START SUPPLIED MATERIAL

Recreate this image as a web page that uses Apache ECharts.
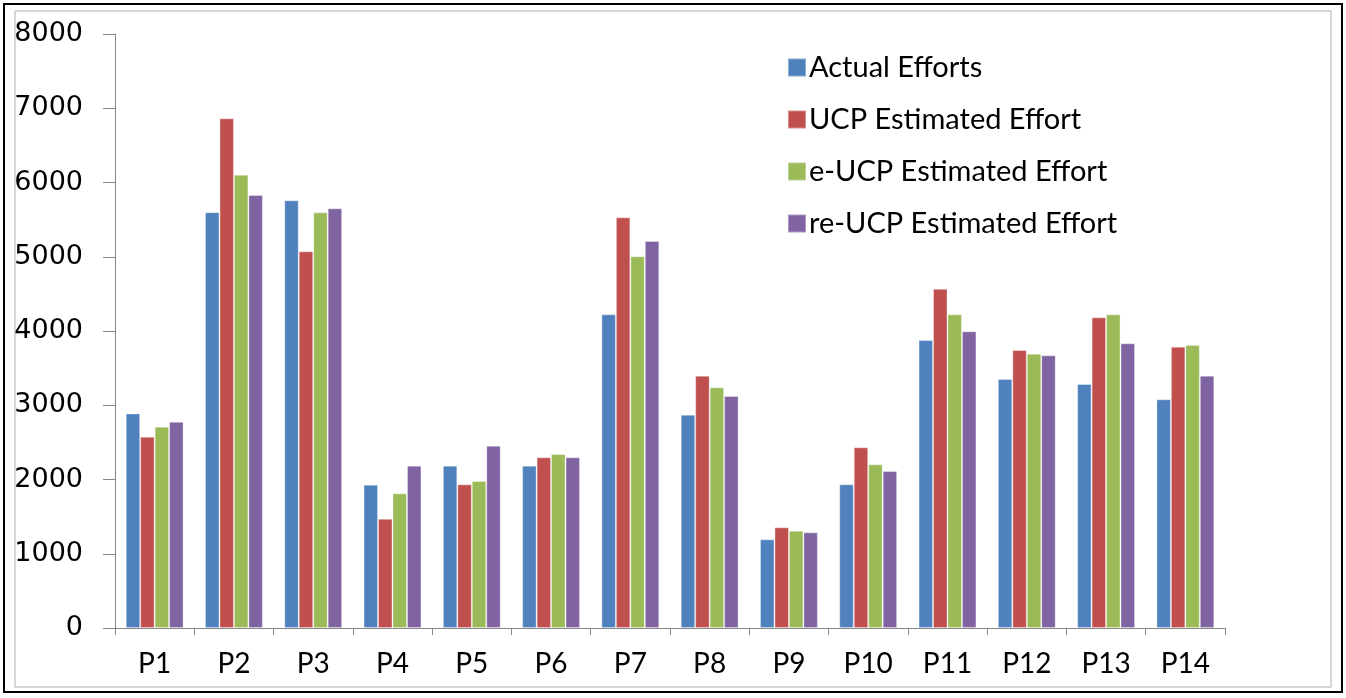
<!DOCTYPE html>
<html>
<head>
<meta charset="utf-8">
<script src="https://cdn.jsdelivr.net/npm/echarts@6/dist/echarts.min.js"></script>
<style>
  html, body { margin: 0; padding: 0; background: #fff; }
  #chart { width: 1346px; height: 698px; }
</style>
</head>
<body>
<div id="chart"></div>
<script>
const projects = ['P1', 'P2', 'P3', 'P4', 'P5', 'P6', 'P7', 'P8', 'P9', 'P10', 'P11', 'P12', 'P13', 'P14']
const actualEfforts = [2890, 5600, 5760, 1930, 2186, 2186, 4224, 2873, 1194, 1935, 3879, 3354, 3286, 3080]
const ucpEffort = [2577, 6864, 5073, 1470, 1935, 2299, 5531, 3398, 1356, 2433, 4570, 3744, 4184, 3789]
const eUcpEffort = [2712, 6106, 5598, 1814, 1980, 2343, 5006, 3241, 1311, 2204, 4224, 3694, 4224, 3811]
const reUcpEffort = [2779, 5832, 5652, 2186, 2456, 2299, 5212, 3125, 1288, 2114, 3996, 3672, 3834, 3398]

const chart = echarts.init(document.getElementById('chart'))

function bar(name, color, data) {
  return {
    name: name,
    type: 'bar',
    data: data,
    barGap: '0%',
    barCategoryGap: '27%',
    itemStyle: { color: color, borderColor: 'rgba(255,255,255,0.35)', borderWidth: 1 },
    emphasis: { disabled: true }
  }
}

chart.setOption({
  animation: false,
  textStyle: { fontFamily: 'Lato, sans-serif' },
  graphic: [
    { type: 'rect', shape: { x: 4, y: 4, width: 1338, height: 688 },
      style: { fill: 'none', stroke: '#000', lineWidth: 2 } },
    { type: 'rect', shape: { x: 15, y: 11, width: 1316, height: 676 },
      style: { fill: 'none', stroke: '#b0b0b0', lineWidth: 1 } }
  ],
  grid: { left: 115, right: 121, top: 34, bottom: 70 },
  legend: {
    orient: 'vertical',
    left: 782,
    top: 48,
    itemWidth: 18,
    itemHeight: 18,
    itemGap: 23,
    icon: 'rect',
    selectedMode: false,
    textStyle: { fontSize: 29, color: '#000', fontFamily: 'Lato', padding: [0, 0, 0, -2] },
    data: ['Actual Efforts', 'UCP Estimated Effort', 'e-UCP Estimated Effort', 're-UCP Estimated Effort']
  },
  xAxis: {
    type: 'category',
    data: projects,
    axisLine: { lineStyle: { color: '#868686', width: 1 } },
    axisTick: { show: true, length: 7, lineStyle: { color: '#868686' } },
    axisLabel: { fontSize: 28, color: '#000', margin: 22, fontFamily: 'Lato' }
  },
  yAxis: {
    type: 'value',
    min: 0,
    max: 8000,
    interval: 1000,
    splitLine: { show: false },
    axisLine: { show: true, lineStyle: { color: '#868686', width: 1 } },
    axisTick: { show: true, length: 12, lineStyle: { color: '#868686' } },
    axisLabel: {
      fontSize: 27, color: '#000', margin: 32, fontFamily: 'DejaVu Sans',
      formatter: function (v) { return String(v) }
    }
  },
  series: [
    bar('Actual Efforts', '#4F81BD', actualEfforts),
    bar('UCP Estimated Effort', '#C0504D', ucpEffort),
    bar('e-UCP Estimated Effort', '#9BBB59', eUcpEffort),
    bar('re-UCP Estimated Effort', '#8064A2', reUcpEffort)
  ]
})
</script>
</body>
</html>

END SUPPLIED MATERIAL

**WHAT NEEDS TO BE DONE**
All of the data above should be transcribed verbatim, with pictures omitted.

**RESPONSE TO THE TASK**
Recreate this image as a web page that uses Apache ECharts.
<!DOCTYPE html>
<html>
<head>
<meta charset="utf-8">
<script src="https://cdn.jsdelivr.net/npm/echarts@6/dist/echarts.min.js"></script>
<style>
  html, body { margin: 0; padding: 0; background: #fff; }
  #chart { width: 1346px; height: 698px; }
</style>
</head>
<body>
<div id="chart"></div>
<script>
const projects = ['P1', 'P2', 'P3', 'P4', 'P5', 'P6', 'P7', 'P8', 'P9', 'P10', 'P11', 'P12', 'P13', 'P14']
const actualEfforts = [2890, 5600, 5760, 1930, 2186, 2186, 4224, 2873, 1194, 1935, 3879, 3354, 3286, 3080]
const ucpEffort = [2577, 6864, 5073, 1470, 1935, 2299, 5531, 3398, 1356, 2433, 4570, 3744, 4184, 3789]
const eUcpEffort = [2712, 6106, 5598, 1814, 1980, 2343, 5006, 3241, 1311, 2204, 4224, 3694, 4224, 3811]
const reUcpEffort = [2779, 5832, 5652, 2186, 2456, 2299, 5212, 3125, 1288, 2114, 3996, 3672, 3834, 3398]

const chart = echarts.init(document.getElementById('chart'))

function bar(name, color, data) {
  return {
    name: name,
    type: 'bar',
    data: data,
    barGap: '0%',
    barCategoryGap: '27%',
    itemStyle: { color: color, borderColor: 'rgba(255,255,255,0.35)', borderWidth: 1 },
    emphasis: { disabled: true }
  }
}

chart.setOption({
  animation: false,
  textStyle: { fontFamily: 'Lato, sans-serif' },
  graphic: [
    { type: 'rect', shape: { x: 4, y: 4, width: 1338, height: 688 },
      style: { fill: 'none', stroke: '#000', lineWidth: 2 } },
    { type: 'rect', shape: { x: 15, y: 11, width: 1316, height: 676 },
      style: { fill: 'none', stroke: '#b0b0b0', lineWidth: 1 } }
  ],
  grid: { left: 115, right: 121, top: 34, bottom: 70 },
  legend: {
    orient: 'vertical',
    left: 782,
    top: 48,
    itemWidth: 18,
    itemHeight: 18,
    itemGap: 23,
    icon: 'rect',
    selectedMode: false,
    textStyle: { fontSize: 29, color: '#000', fontFamily: 'Lato', padding: [0, 0, 0, -2] },
    data: ['Actual Efforts', 'UCP Estimated Effort', 'e-UCP Estimated Effort', 're-UCP Estimated Effort']
  },
  xAxis: {
    type: 'category',
    data: projects,
    axisLine: { lineStyle: { color: '#868686', width: 1 } },
    axisTick: { show: true, length: 7, lineStyle: { color: '#868686' } },
    axisLabel: { fontSize: 28, color: '#000', margin: 22, fontFamily: 'Lato' }
  },
  yAxis: {
    type: 'value',
    min: 0,
    max: 8000,
    interval: 1000,
    splitLine: { show: false },
    axisLine: { show: true, lineStyle: { color: '#868686', width: 1 } },
    axisTick: { show: true, length: 12, lineStyle: { color: '#868686' } },
    axisLabel: {
      fontSize: 27, color: '#000', margin: 32, fontFamily: 'DejaVu Sans',
      formatter: function (v) { return String(v) }
    }
  },
  series: [
    bar('Actual Efforts', '#4F81BD', actualEfforts),
    bar('UCP Estimated Effort', '#C0504D', ucpEffort),
    bar('e-UCP Estimated Effort', '#9BBB59', eUcpEffort),
    bar('re-UCP Estimated Effort', '#8064A2', reUcpEffort)
  ]
})
</script>
</body>
</html>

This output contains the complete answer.